Once every boat in the fleet was a displacement boat, each was limited by its maximum hull speed, so even the biggest boats took three days to get to Hobart. Now displacement boats race against planing super-skiffs. Soon a 100 footer will get to Hobart inside 24 hours.

“They will see one weather pattern, the displacement boats two or three of them,” Ellis says. “So there are two or three race tracks. I think there is too much emphasis on the overall handicap winner. We should make more of the division winners. You have to sail well to win your division, but there is a certain amount of weather factored into which division wins the race.”
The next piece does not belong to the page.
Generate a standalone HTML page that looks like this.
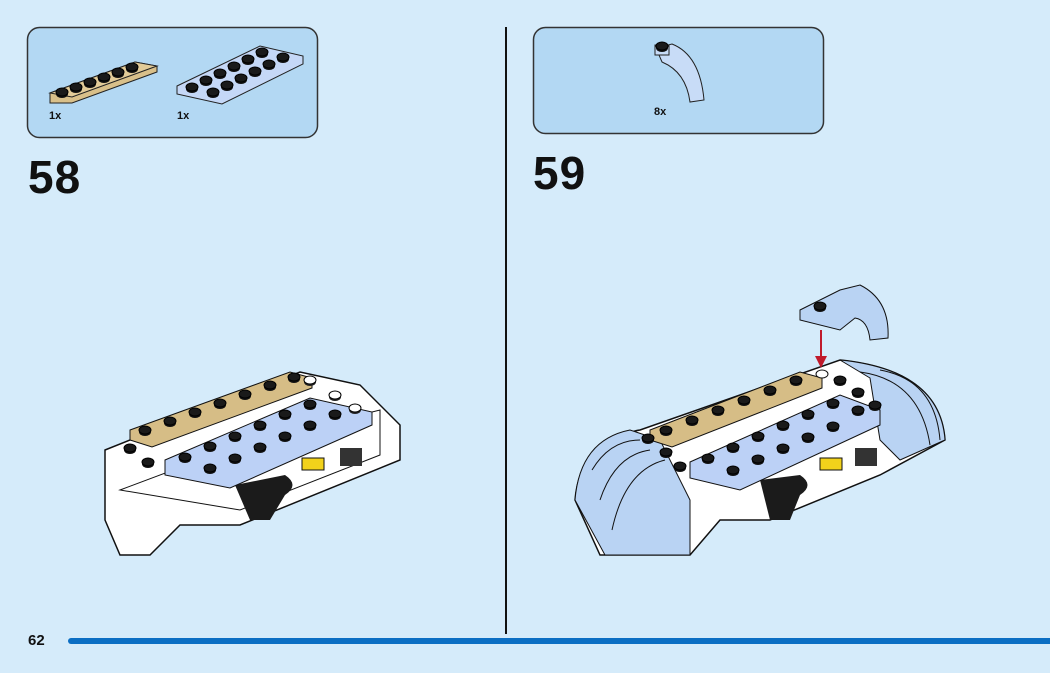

Ellis says his 49 Hobarts have tended to morph in his memory, a collage of starry summer nights skipping along in a warm breeze, freezing wet nights bashing through heartless southerlies and all those wonderful welcomes in Hobart when you do finally cross the finish line.

Of course some races stand out, especially 1993 and the horrific storm of 1998: “I remember Grant Simmer stuck his head out the hatch and asked where we could go if we had an accident. I told him we could only go to Hobart. We couldn’t turn round if we wanted to.”

So what does Tony Ellis tell young sailors just starting out in ocean racing?  “Make sure you mix ocean and inshore and still sail with the small boats, because it will make you a better sailor overall, with a balanced outlook.

“But if you want to go offshore, do it reasonably early. There’s a lot to learn.”

The Boxing Day start of the Rolex Sydney Hobart Yacht Race will be broadcast live on the Seven Network throughout Australia.